Geboren ist die pensionierte Hauswirtschaftslehrerin einen Monat nach Kriegsende. «Ich wurde in eine gute Stimmung hineingeboren. Die Menschen waren dankbar und glücklich, dass der Krieg vorbei war und schauten hoffnungsvoll in die Zukunft.» Bis zur 3. Klasse besuchte sie die Schule in Kölliken (AG), wo sie mit ihrer inzwischen geschiedenen Mutter bei den Grosseltern wohnte. Danach zogen sie mit dem neuen Partner der Mutter und seiner um drei Jahre jüngeren Tochter Silvia als Patchwork-Familie nach Olten. Trotz der für diese Zeit ungewohnten Familien- konstellation sagt sie: «Ich war ein glückliches Scheidungskind.» Mit «Gspänli» aus dem Quartier habe sie Räuber und Poli bis zum Bifangschulhaus gespielt und auf einer Schulreise sei sie gar auf einer Kuh geritten. «Ich hatte Winnetou gelesen und wusste, wie das Reiten funktioniert», erzählt Cerf schmunzelnd. Ein wildes Kind sei sie gewesen, das gerne auf Bäume kletterte, mit Jungen spielte und die Haare ihrer Puppe mit Wasserfarben kolorierte. Heute färbt sie ihre eigenen Haare mit Henna.
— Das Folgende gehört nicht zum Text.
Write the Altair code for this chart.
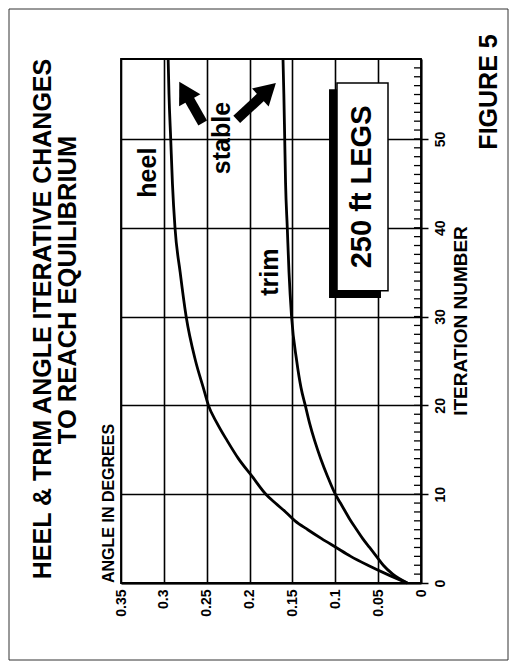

Kunstschule blieb Töchtern verwehrt

Ihr Wunsch, die Kunstschule zu besuchen blieb ihr verwehrt. Zu viel Bohème, fanden die Eltern und die Grafikergilde wollte damals keine Mädchen ausbilden, da sich Investitionen in eine Tochter nicht lohnen würden. Ihr nächster Berufswunsch war Automechanikerin. Geworden ist sie schliesslich Hauswirtschaftslehrerin. In der Töchterschule, die zu ihrer Ausbildung gehörte, hatte sie auch Unterricht im sogenannten Weissnähen, das zum Beispiel das Nähen von Kissenanzügen mit pingelig von Hand ausgeführten Knopflöchern beinhaltete. «Das war die Erziehung von Töchtern damals», sinniert Cerf. Obwohl sie während ihrer Ausbildung die Nähmaschine manchmal aus dem Fenster hätte werfen wollen, schaffte sie sich nach ihrer Hochzeit eine an. «In den kommenden zwanzig Jahren habe ich Fasnachtskostüme aus den ungewöhnlichsten Materialen genäht und mich später auch an eigene Kleider gewagt.» So konnte sie ihre kreative Seite ausleben. Und da sie nicht selber Grafikerin geworden sei, habe sie eben einen Grafiker geheiratet. «Für den Beruf meines Mannes hatte ich daher von Anfang an grosses Verständnis.»

Wissen, wie der Hase läuft

1980 zog das Paar nach Wabern bei Bern. Neun Jahre später richteten sie zusätzlich ein Atelier in Frankreich ein, pendelten fortan zwischen der Schweiz und dem Nachbarland und überlegten sich gar, auszuwandern. Doch zu gross war der bürokratische Aufwand. Nach der Pensionierung zog Susanne Cerf mit ihrem Mann wieder in die Dreitannenstadt zurück. «Aufs Alter hin schätze ich es, an einem Ort zu Hause zu sein, an dem vieles vertraut ist und wo ich weiss, wie der Hase läuft.» Auch schätze sie an Olten die Geschäfte, Beizen und verschiedenen kulturellen Angebote wie auch die Fasnacht. «Mit dem Hund bin ich oft im Gheid unterwegs, spaziere der Aare entlang oder auf der anderen Stadtseite, wo ich aufgewachsen bin.» Einen Lieblingsort in Olten habe sie keinen, sagt Cerf, ihr gefalle das Ganze. Sich selbst beschreibt die 72-Jährige als spontan, positiv aber auch als kritisch denkenden Menschen, der Entwicklungen hinterfragt. Fast so lange wie sie verheiratet ist, hält sie auch Hunde. «Nebst meiner Tätigkeit als Finanzministerin garantiere ich für die «Infrastruktur» und fungiere manchmal auch als Lektorin für meinen Ehemann», so Cerf lachend. Daneben seien ihre Tage ausgefüllt mit Besuchen in Frankreich, Spaziergängen mit dem Vierbeiner und Pétanque spielen in Frankreich oder im Stadtpark. «Ich lebe gerne in Olten.»